# Written exercise
Extract all of the data and reproduce it precisely.

# Available data
start
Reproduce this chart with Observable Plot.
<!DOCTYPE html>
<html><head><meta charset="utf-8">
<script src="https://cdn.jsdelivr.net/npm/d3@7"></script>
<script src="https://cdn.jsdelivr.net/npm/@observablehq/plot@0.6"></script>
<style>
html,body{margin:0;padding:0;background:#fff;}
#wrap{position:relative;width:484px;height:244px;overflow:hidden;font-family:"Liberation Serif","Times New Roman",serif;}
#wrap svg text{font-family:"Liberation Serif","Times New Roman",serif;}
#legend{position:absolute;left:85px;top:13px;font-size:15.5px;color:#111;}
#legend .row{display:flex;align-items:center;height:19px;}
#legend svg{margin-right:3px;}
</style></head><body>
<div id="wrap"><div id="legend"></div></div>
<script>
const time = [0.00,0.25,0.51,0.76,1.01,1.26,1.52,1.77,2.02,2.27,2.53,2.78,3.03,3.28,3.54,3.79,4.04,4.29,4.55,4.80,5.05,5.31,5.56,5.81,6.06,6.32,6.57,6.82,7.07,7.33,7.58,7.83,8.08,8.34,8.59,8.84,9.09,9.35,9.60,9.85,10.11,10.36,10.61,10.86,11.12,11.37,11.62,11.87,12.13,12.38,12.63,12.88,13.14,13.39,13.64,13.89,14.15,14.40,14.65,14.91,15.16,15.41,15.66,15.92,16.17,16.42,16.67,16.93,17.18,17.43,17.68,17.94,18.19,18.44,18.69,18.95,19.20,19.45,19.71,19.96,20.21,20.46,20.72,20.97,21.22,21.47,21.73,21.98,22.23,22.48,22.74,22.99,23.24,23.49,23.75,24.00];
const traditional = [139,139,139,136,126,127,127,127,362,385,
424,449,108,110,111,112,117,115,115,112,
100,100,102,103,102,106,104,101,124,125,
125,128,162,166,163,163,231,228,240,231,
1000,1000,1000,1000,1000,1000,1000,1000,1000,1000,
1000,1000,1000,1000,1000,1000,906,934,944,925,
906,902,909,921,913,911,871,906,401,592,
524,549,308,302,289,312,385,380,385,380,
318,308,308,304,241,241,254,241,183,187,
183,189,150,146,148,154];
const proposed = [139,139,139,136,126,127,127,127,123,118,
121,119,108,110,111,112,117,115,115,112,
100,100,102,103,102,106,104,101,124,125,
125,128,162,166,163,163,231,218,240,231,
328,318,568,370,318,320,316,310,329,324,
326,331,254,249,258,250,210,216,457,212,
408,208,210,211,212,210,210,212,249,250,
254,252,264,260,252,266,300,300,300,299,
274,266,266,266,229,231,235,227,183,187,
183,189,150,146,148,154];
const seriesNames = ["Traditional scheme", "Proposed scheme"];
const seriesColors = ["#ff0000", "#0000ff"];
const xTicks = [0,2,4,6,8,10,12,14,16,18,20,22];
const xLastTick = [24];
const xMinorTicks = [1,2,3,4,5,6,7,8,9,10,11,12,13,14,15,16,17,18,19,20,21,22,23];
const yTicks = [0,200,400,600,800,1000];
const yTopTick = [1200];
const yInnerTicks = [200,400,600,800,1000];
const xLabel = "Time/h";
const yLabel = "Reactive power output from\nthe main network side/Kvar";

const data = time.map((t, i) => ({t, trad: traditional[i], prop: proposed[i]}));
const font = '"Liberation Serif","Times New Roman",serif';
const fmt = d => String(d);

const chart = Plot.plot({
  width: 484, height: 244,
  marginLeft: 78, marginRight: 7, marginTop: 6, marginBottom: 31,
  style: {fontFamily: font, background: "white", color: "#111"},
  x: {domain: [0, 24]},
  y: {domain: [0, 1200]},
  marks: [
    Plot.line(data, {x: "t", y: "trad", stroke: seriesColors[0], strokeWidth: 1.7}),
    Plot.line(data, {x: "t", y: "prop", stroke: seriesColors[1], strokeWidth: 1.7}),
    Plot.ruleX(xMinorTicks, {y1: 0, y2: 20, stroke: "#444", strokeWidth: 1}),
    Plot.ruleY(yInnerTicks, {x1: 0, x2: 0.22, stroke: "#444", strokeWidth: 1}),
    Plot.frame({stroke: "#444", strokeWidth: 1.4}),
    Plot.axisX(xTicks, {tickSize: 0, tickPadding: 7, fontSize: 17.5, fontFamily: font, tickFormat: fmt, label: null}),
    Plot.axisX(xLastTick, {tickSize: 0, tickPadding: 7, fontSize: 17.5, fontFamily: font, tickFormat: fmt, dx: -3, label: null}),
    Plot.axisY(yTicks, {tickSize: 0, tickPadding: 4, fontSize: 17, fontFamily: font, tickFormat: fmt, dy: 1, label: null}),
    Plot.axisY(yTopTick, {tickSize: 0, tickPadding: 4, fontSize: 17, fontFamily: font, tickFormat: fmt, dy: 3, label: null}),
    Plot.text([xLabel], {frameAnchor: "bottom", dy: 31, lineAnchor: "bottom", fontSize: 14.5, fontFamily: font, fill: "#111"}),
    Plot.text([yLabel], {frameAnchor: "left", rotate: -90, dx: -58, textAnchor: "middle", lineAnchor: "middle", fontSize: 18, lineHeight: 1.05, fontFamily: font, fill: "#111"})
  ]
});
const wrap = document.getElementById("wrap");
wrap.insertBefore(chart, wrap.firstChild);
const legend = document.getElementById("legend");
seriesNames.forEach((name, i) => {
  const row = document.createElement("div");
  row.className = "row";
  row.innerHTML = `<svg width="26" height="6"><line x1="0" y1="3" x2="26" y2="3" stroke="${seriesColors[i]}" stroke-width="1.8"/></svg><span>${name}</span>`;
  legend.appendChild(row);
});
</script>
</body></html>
end
# Answer to the exercise
Reproduce this chart with Observable Plot.
<!DOCTYPE html>
<html><head><meta charset="utf-8">
<script src="https://cdn.jsdelivr.net/npm/d3@7"></script>
<script src="https://cdn.jsdelivr.net/npm/@observablehq/plot@0.6"></script>
<style>
html,body{margin:0;padding:0;background:#fff;}
#wrap{position:relative;width:484px;height:244px;overflow:hidden;font-family:"Liberation Serif","Times New Roman",serif;}
#wrap svg text{font-family:"Liberation Serif","Times New Roman",serif;}
#legend{position:absolute;left:85px;top:13px;font-size:15.5px;color:#111;}
#legend .row{display:flex;align-items:center;height:19px;}
#legend svg{margin-right:3px;}
</style></head><body>
<div id="wrap"><div id="legend"></div></div>
<script>
const time = [0.00,0.25,0.51,0.76,1.01,1.26,1.52,1.77,2.02,2.27,2.53,2.78,3.03,3.28,3.54,3.79,4.04,4.29,4.55,4.80,5.05,5.31,5.56,5.81,6.06,6.32,6.57,6.82,7.07,7.33,7.58,7.83,8.08,8.34,8.59,8.84,9.09,9.35,9.60,9.85,10.11,10.36,10.61,10.86,11.12,11.37,11.62,11.87,12.13,12.38,12.63,12.88,13.14,13.39,13.64,13.89,14.15,14.40,14.65,14.91,15.16,15.41,15.66,15.92,16.17,16.42,16.67,16.93,17.18,17.43,17.68,17.94,18.19,18.44,18.69,18.95,19.20,19.45,19.71,19.96,20.21,20.46,20.72,20.97,21.22,21.47,21.73,21.98,22.23,22.48,22.74,22.99,23.24,23.49,23.75,24.00];
const traditional = [139,139,139,136,126,127,127,127,362,385,
424,449,108,110,111,112,117,115,115,112,
100,100,102,103,102,106,104,101,124,125,
125,128,162,166,163,163,231,228,240,231,
1000,1000,1000,1000,1000,1000,1000,1000,1000,1000,
1000,1000,1000,1000,1000,1000,906,934,944,925,
906,902,909,921,913,911,871,906,401,592,
524,549,308,302,289,312,385,380,385,380,
318,308,308,304,241,241,254,241,183,187,
183,189,150,146,148,154];
const proposed = [139,139,139,136,126,127,127,127,123,118,
121,119,108,110,111,112,117,115,115,112,
100,100,102,103,102,106,104,101,124,125,
125,128,162,166,163,163,231,218,240,231,
328,318,568,370,318,320,316,310,329,324,
326,331,254,249,258,250,210,216,457,212,
408,208,210,211,212,210,210,212,249,250,
254,252,264,260,252,266,300,300,300,299,
274,266,266,266,229,231,235,227,183,187,
183,189,150,146,148,154];
const seriesNames = ["Traditional scheme", "Proposed scheme"];
const seriesColors = ["#ff0000", "#0000ff"];
const xTicks = [0,2,4,6,8,10,12,14,16,18,20,22];
const xLastTick = [24];
const xMinorTicks = [1,2,3,4,5,6,7,8,9,10,11,12,13,14,15,16,17,18,19,20,21,22,23];
const yTicks = [0,200,400,600,800,1000];
const yTopTick = [1200];
const yInnerTicks = [200,400,600,800,1000];
const xLabel = "Time/h";
const yLabel = "Reactive power output from\nthe main network side/Kvar";

const data = time.map((t, i) => ({t, trad: traditional[i], prop: proposed[i]}));
const font = '"Liberation Serif","Times New Roman",serif';
const fmt = d => String(d);

const chart = Plot.plot({
  width: 484, height: 244,
  marginLeft: 78, marginRight: 7, marginTop: 6, marginBottom: 31,
  style: {fontFamily: font, background: "white", color: "#111"},
  x: {domain: [0, 24]},
  y: {domain: [0, 1200]},
  marks: [
    Plot.line(data, {x: "t", y: "trad", stroke: seriesColors[0], strokeWidth: 1.7}),
    Plot.line(data, {x: "t", y: "prop", stroke: seriesColors[1], strokeWidth: 1.7}),
    Plot.ruleX(xMinorTicks, {y1: 0, y2: 20, stroke: "#444", strokeWidth: 1}),
    Plot.ruleY(yInnerTicks, {x1: 0, x2: 0.22, stroke: "#444", strokeWidth: 1}),
    Plot.frame({stroke: "#444", strokeWidth: 1.4}),
    Plot.axisX(xTicks, {tickSize: 0, tickPadding: 7, fontSize: 17.5, fontFamily: font, tickFormat: fmt, label: null}),
    Plot.axisX(xLastTick, {tickSize: 0, tickPadding: 7, fontSize: 17.5, fontFamily: font, tickFormat: fmt, dx: -3, label: null}),
    Plot.axisY(yTicks, {tickSize: 0, tickPadding: 4, fontSize: 17, fontFamily: font, tickFormat: fmt, dy: 1, label: null}),
    Plot.axisY(yTopTick, {tickSize: 0, tickPadding: 4, fontSize: 17, fontFamily: font, tickFormat: fmt, dy: 3, label: null}),
    Plot.text([xLabel], {frameAnchor: "bottom", dy: 31, lineAnchor: "bottom", fontSize: 14.5, fontFamily: font, fill: "#111"}),
    Plot.text([yLabel], {frameAnchor: "left", rotate: -90, dx: -58, textAnchor: "middle", lineAnchor: "middle", fontSize: 18, lineHeight: 1.05, fontFamily: font, fill: "#111"})
  ]
});
const wrap = document.getElementById("wrap");
wrap.insertBefore(chart, wrap.firstChild);
const legend = document.getElementById("legend");
seriesNames.forEach((name, i) => {
  const row = document.createElement("div");
  row.className = "row";
  row.innerHTML = `<svg width="26" height="6"><line x1="0" y1="3" x2="26" y2="3" stroke="${seriesColors[i]}" stroke-width="1.8"/></svg><span>${name}</span>`;
  legend.appendChild(row);
});
</script>
</body></html>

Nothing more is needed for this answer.